> **Supplied information**
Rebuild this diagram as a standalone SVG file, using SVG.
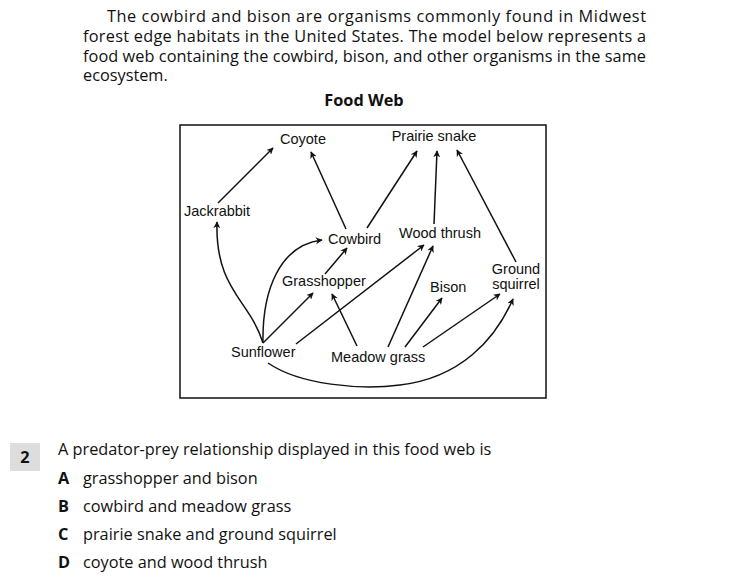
<svg xmlns="http://www.w3.org/2000/svg" width="730" height="582" viewBox="0 0 730 582">
<style>
.p{font-family:"Open Sans","Liberation Sans",sans-serif;font-size:16.3px;fill:#111}
.b{font-weight:bold}
.n{font-family:"Liberation Sans",Arial,sans-serif;font-size:14.5px;fill:#111}
.c path{fill:none;stroke:#111;stroke-width:1.5;marker-end:url(#a)}
</style>
<defs><marker id="a" viewBox="0 0 10 10" refX="9" refY="5" markerWidth="7" markerHeight="7" orient="auto" markerUnits="userSpaceOnUse"><path d="M0,0 L10,5 L0,10 L3,5 Z" fill="#111"/></marker></defs>
<rect width="730" height="582" fill="#fff"/>
<text class="p" x="107" y="22" textLength="539" lengthAdjust="spacing">The cowbird and bison are organisms commonly found in Midwest</text>
<text class="p" x="83" y="42" textLength="563" lengthAdjust="spacing">forest edge habitats in the United States. The model below represents a</text>
<text class="p" x="83" y="62" textLength="563" lengthAdjust="spacing">food web containing the cowbird, bison, and other organisms in the same</text>
<text class="p" x="83" y="81">ecosystem.</text>
<text class="p b" x="364" y="106" text-anchor="middle">Food Web</text>
<rect x="180" y="125" width="366" height="273" fill="none" stroke="#111" stroke-width="1.5"/>
<g id="coyote"><text class="n" x="303" y="144" text-anchor="middle">Coyote</text></g>
<g id="prairie-snake"><text class="n" x="434" y="141" text-anchor="middle">Prairie snake</text></g>
<g id="jackrabbit"><text class="n" x="184" y="216">Jackrabbit</text></g>
<g id="cowbird"><text class="n" x="328" y="244">Cowbird</text></g>
<g id="wood-thrush"><text class="n" x="399" y="238">Wood thrush</text></g>
<g id="grasshopper"><text class="n" x="282" y="286">Grasshopper</text></g>
<g id="bison"><text class="n" x="430" y="292">Bison</text></g>
<g id="ground-squirrel"><text class="n" x="516" y="274" text-anchor="middle">Ground</text><text class="n" x="516" y="289" text-anchor="middle">squirrel</text></g>
<g id="sunflower"><text class="n" x="231" y="357">Sunflower</text></g>
<g id="meadow-grass"><text class="n" x="331" y="362">Meadow grass</text></g>
<g id="connectors" class="c">
<path d="M218,203 L273,148"/>
<path d="M346,229 L311,152"/>
<path d="M367,228 L417,151"/>
<path d="M434,224 L437,151"/>
<path d="M516,262 L457,150"/>
<path d="M263,343 C250,300 215,290 217,222"/>
<path d="M263,343 C262,290 280,245 322,240"/>
<path d="M263,343 L313,293"/>
<path d="M325,274 L347,248"/>
<path d="M296,344 L424,245"/>
<path d="M357,346 L332,294"/>
<path d="M388,347 L433,246"/>
<path d="M405,347 L442,298"/>
<path d="M423,347 L500,294"/>
<path d="M268,363 C300,385 360,390 400,385 C460,378 495,340 513,299"/>
</g>
<rect x="10" y="443" width="30" height="28" fill="#ddd"/>
<text class="p b" x="25" y="463" text-anchor="middle">2</text>
<text class="p" x="58" y="455">A predator-prey relationship displayed in this food web is</text>
<text class="p b" x="58" y="484">A</text><text class="p" x="83" y="484">grasshopper and bison</text>
<text class="p b" x="58" y="512">B</text><text class="p" x="83" y="512">cowbird and meadow grass</text>
<text class="p b" x="58" y="540">C</text><text class="p" x="83" y="540">prairie snake and ground squirrel</text>
<text class="p b" x="58" y="568">D</text><text class="p" x="83" y="568">coyote and wood thrush</text>
</svg>
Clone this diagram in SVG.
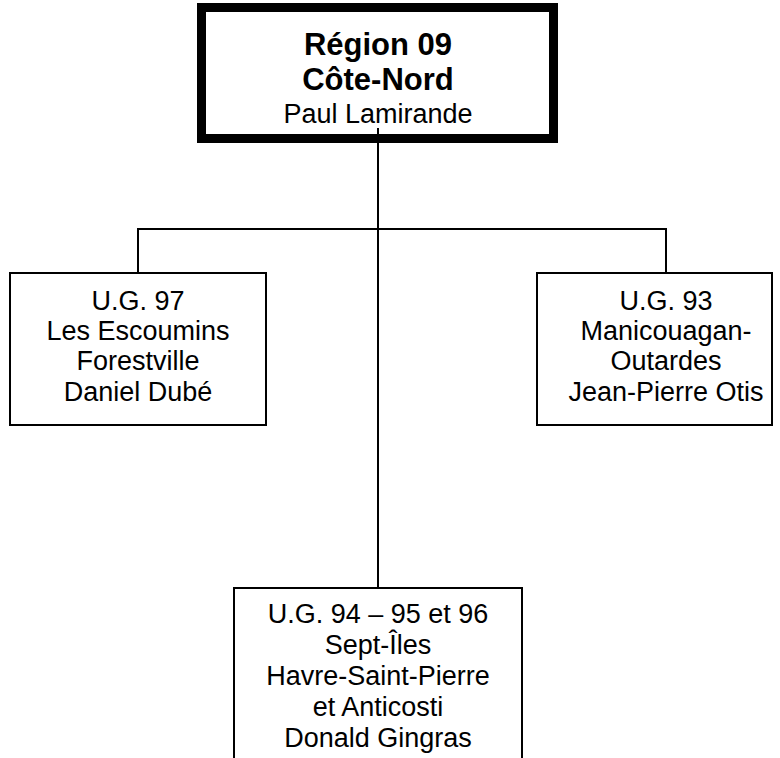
<svg xmlns="http://www.w3.org/2000/svg" width="780" height="758" viewBox="0 0 780 758">
<style>
text{font-family:"Liberation Sans",Arial,sans-serif;fill:#000;text-anchor:middle}
.t{font-size:31px;font-weight:bold}
.n{font-size:27px}
.box{fill:#fff;stroke:#000;stroke-width:2}
.c{fill:none;stroke:#000;stroke-width:2}
</style>
<rect width="780" height="758" fill="#fff"/>
<g id="top">
<rect x="201.5" y="7.5" width="352" height="131" fill="#fff" stroke="#000" stroke-width="9"/>
<text class="t" x="378" y="55">Région 09</text>
<text class="t" x="378" y="90">Côte-Nord</text>
<text class="n" x="378" y="123">Paul Lamirande</text>
</g>
<g id="connectors">
<path class="c" d="M378 128V588M138 273V229H666V273"/>
</g>
<g id="ug97">
<rect class="box" x="10" y="273" width="256" height="152"/>
<text class="n" x="138" y="310">U.G. 97</text>
<text class="n" x="138" y="340">Les Escoumins</text>
<text class="n" x="138" y="370">Forestville</text>
<text class="n" x="138" y="401">Daniel Dubé</text>
</g>
<g id="ug93">
<rect class="box" x="537" y="273" width="235" height="152"/>
<text class="n" x="666" y="310">U.G. 93</text>
<text class="n" x="666" y="340">Manicouagan-</text>
<text class="n" x="666" y="370">Outardes</text>
<text class="n" x="666" y="401">Jean-Pierre Otis</text>
</g>
<g id="ug94">
<rect class="box" x="234" y="588" width="288" height="190"/>
<text class="n" x="378" y="623">U.G. 94 – 95 et 96</text>
<text class="n" x="378" y="654">Sept-Îles</text>
<text class="n" x="378" y="685">Havre-Saint-Pierre</text>
<text class="n" x="378" y="716">et Anticosti</text>
<text class="n" x="378" y="747">Donald Gingras</text>
</g>
</svg>
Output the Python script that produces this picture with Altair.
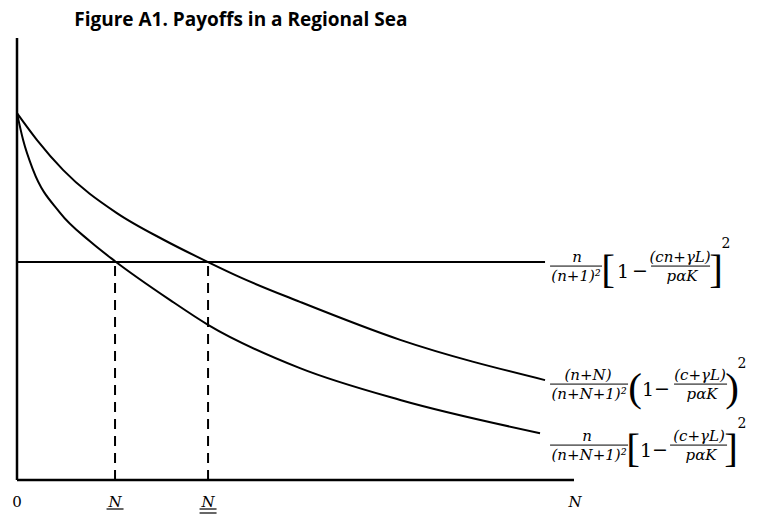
import altair as alt
import pandas as pd

# ---------------- data (chart units: x = number of members, y = payoff) ----------------
upper_x = [0, 3.6, 8.3, 17.8, 26.4, 34.3, 40.0, 50.8, 68.8, 94.8]
upper_y = [83.0, 76.9, 70.1, 60.5, 54.3, 49.3, 45.9, 40.3, 31.7, 22.6]
lower_x = [0, 1.1, 2.9, 7.7, 13.1, 17.6, 27.5, 34.3, 50.8, 68.8, 93.9]
lower_y = [83.0, 76.9, 70.1, 60.5, 54.0, 49.5, 40.7, 35.1, 25.3, 18.1, 10.6]
flat_x = [0, 94.8]
flat_y = [49.3, 49.3]
cross_x = [17.6, 34.3]
cross_top = 49.3
tick_text = ["0", "N", "N", "N"]
tick_x = [0, 17.6, 34.3, 100.2]
tick_lines = [0, 1, 2, 0]
title_text = "Figure A1. Payoffs in a Regional Sea"

formula_x = 95.7
formula_y = [48.4, 21.7, 7.9]
num1 = ["n", "(n+N)", "n"]
den1 = ["(n+1)²", "(n+N+1)²", "(n+N+1)²"]
num2 = ["(cn+γL)", "(c+γL)", "(c+γL)"]
den2 = ["pαK", "pαK", "pαK"]
open_b = ["[", "(", "["]
close_b = ["]", ")", "]"]

# ---------------- layout (pixel offsets inside each formula) ----------------
W, H = 557, 442
XMAX, YMAX = 100.0, 100.0
SX, SY = W / XMAX, H / YMAX

num1_dx = [27, 38, 37]
bar1 = [(0, 52), (0, 78), (0, 78)]
bar2 = [(101, 160), (124, 177), (120, 177)]
num2_dx = [130, 150, 149]
den2_dx = [132, 152, 151]
open_dx = [58, 85, 83]
one_dx = [73, 98, 96]
minus_dx = [90, 112, 110]
close_dx = [166, 182, 181]
sq_dx = [176, 192, 192]
sq_dy = [-22, -20, -21]

XS = alt.Scale(domain=[0, XMAX], nice=False, zero=False)
YS = alt.Scale(domain=[0, YMAX], nice=False, zero=False)


def X(f="x"):
    return alt.X(f"{f}:Q", scale=XS, axis=None)


def Y(f="y"):
    return alt.Y(f"{f}:Q", scale=YS, axis=None)


def pos(i, dx, dy):
    return formula_x + dx / SX, formula_y[i] - dy / SY


# ---------------- curves ----------------
curves = pd.concat([
    pd.DataFrame({"x": upper_x, "y": upper_y, "s": "upper"}),
    pd.DataFrame({"x": lower_x, "y": lower_y, "s": "lower"}),
    pd.DataFrame({"x": flat_x, "y": flat_y, "s": "flat"}),
])
curve_layer = alt.Chart(curves).mark_line(
    interpolate="monotone", color="black", strokeWidth=2
).encode(x=X(), y=Y(), detail="s:N")

dash_df = pd.DataFrame({"x": cross_x, "y": [0] * len(cross_x), "y2": [cross_top] * len(cross_x)})
dash_layer = alt.Chart(dash_df).mark_rule(
    color="black", strokeWidth=2, strokeDash=[10, 7]
).encode(x=X(), y=Y(), y2="y2:Q")

axes_df = pd.DataFrame({"x": [0, 0], "x2": [0, XMAX], "y": [0, 0], "y2": [YMAX, 0]})
axes_layer = alt.Chart(axes_df).mark_rule(color="black", strokeWidth=2.5).encode(
    x=X(), x2="x2:Q", y=Y(), y2="y2:Q"
)

# ---------------- bottom labels ----------------
lab_y = -22 / SY
lab_df = pd.DataFrame({"x": tick_x, "y": [lab_y] * 4, "t": tick_text,
                       "it": [False, True, True, True]})
zero_layer = alt.Chart(lab_df[~lab_df.it]).mark_text(
    font="DejaVu Serif", fontSize=15, baseline="middle", align="center", color="black"
).encode(x=X(), y=Y(), text="t:N")
n_layer = alt.Chart(lab_df[lab_df.it]).mark_text(
    font="DejaVu Serif", fontStyle="italic", fontSize=15, baseline="middle", align="center", color="black"
).encode(x=X(), y=Y(), text="t:N")

ul_rows = []
for xv, k in zip(tick_x, tick_lines):
    for j in range(k):
        ul_rows.append({"x": xv - 8.5 / SX, "x2": xv + 8.5 / SX, "y": -(29 + 4 * j) / SY})
ul_layer = alt.Chart(pd.DataFrame(ul_rows)).mark_rule(color="black", strokeWidth=1.2).encode(
    x=X(), x2="x2:Q", y=Y()
)

# ---------------- formulas ----------------
it_rows, up_rows, bar_rows = [], [], []
for i in range(3):
    for t, dx, dy, b in [(num1[i], num1_dx[i], -4, "alphabetic"),
                         (den1[i], sum(bar1[i]) / 2, 3, "top"),
                         (num2[i], num2_dx[i], -4, "alphabetic"),
                         (den2[i], den2_dx[i], 3, "top")]:
        x, y = pos(i, dx, dy)
        it_rows.append({"x": x, "y": y, "t": t, "b": b})
    for t, dx, dy, sz in [(open_b[i], open_dx[i], 5, 41),
                          ("1", one_dx[i], 6, 19),
                          ("−", minus_dx[i], 5, 19),
                          (close_b[i], close_dx[i], 5, 41),
                          ("2", sq_dx[i], sq_dy[i], 14)]:
        x, y = pos(i, dx, dy)
        up_rows.append({"x": x, "y": y, "t": t, "sz": sz,
                        "br": t in "[]()"})
    for a, c in (bar1[i], bar2[i]):
        x, y = pos(i, a, 0)
        x2, _ = pos(i, c, 0)
        bar_rows.append({"x": x, "x2": x2, "y": y})

it_df = pd.DataFrame(it_rows)
it_layers = [
    alt.Chart(it_df[it_df.b == b]).mark_text(
        font="DejaVu Serif", fontStyle="italic", fontSize=15, baseline=b, align="center", color="black"
    ).encode(x=X(), y=Y(), text="t:N")
    for b in ["alphabetic", "top"]
]
up_df = pd.DataFrame(up_rows)
br_layer = alt.Chart(up_df[up_df.br]).mark_text(
    font="Liberation Serif", baseline="middle", align="center", color="black"
).encode(x=X(), y=Y(), text="t:N", size=alt.Size("sz:Q", scale=None, legend=None))
sym_layer = alt.Chart(up_df[~up_df.br]).mark_text(
    font="DejaVu Serif", baseline="middle", align="center", color="black"
).encode(x=X(), y=Y(), text="t:N", size=alt.Size("sz:Q", scale=None, legend=None))
bar_layer = alt.Chart(pd.DataFrame(bar_rows)).mark_rule(color="black", strokeWidth=1).encode(
    x=X(), x2="x2:Q", y=Y()
)

chart = alt.layer(
    curve_layer, dash_layer, axes_layer, zero_layer, n_layer, ul_layer,
    *it_layers, br_layer, sym_layer, bar_layer
).properties(
    width=W, height=H,
    autosize="none",
    padding={"left": 9, "top": 30, "right": 175, "bottom": 35},
    title=alt.TitleParams(title_text, anchor="start", dx=62, font="Open Sans",
                          fontSize=19, fontWeight="bold", offset=7, color="black"),
).configure_view(stroke=None)

chart.save("out.html", embed_options={"renderer": "svg", "actions": False})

> **Written instruction**
Retype only the lines above from the one with "Output the Python" through the one with "A1. Payoffs in", exactly and with both ends. Images stay out.

> **Solution for this exercise**
Output the Python script that produces this picture with Altair.
import altair as alt
import pandas as pd

# ---------------- data (chart units: x = number of members, y = payoff) ----------------
upper_x = [0, 3.6, 8.3, 17.8, 26.4, 34.3, 40.0, 50.8, 68.8, 94.8]
upper_y = [83.0, 76.9, 70.1, 60.5, 54.3, 49.3, 45.9, 40.3, 31.7, 22.6]
lower_x = [0, 1.1, 2.9, 7.7, 13.1, 17.6, 27.5, 34.3, 50.8, 68.8, 93.9]
lower_y = [83.0, 76.9, 70.1, 60.5, 54.0, 49.5, 40.7, 35.1, 25.3, 18.1, 10.6]
flat_x = [0, 94.8]
flat_y = [49.3, 49.3]
cross_x = [17.6, 34.3]
cross_top = 49.3
tick_text = ["0", "N", "N", "N"]
tick_x = [0, 17.6, 34.3, 100.2]
tick_lines = [0, 1, 2, 0]
title_text = "Figure A1. Payoffs in a Regional Sea"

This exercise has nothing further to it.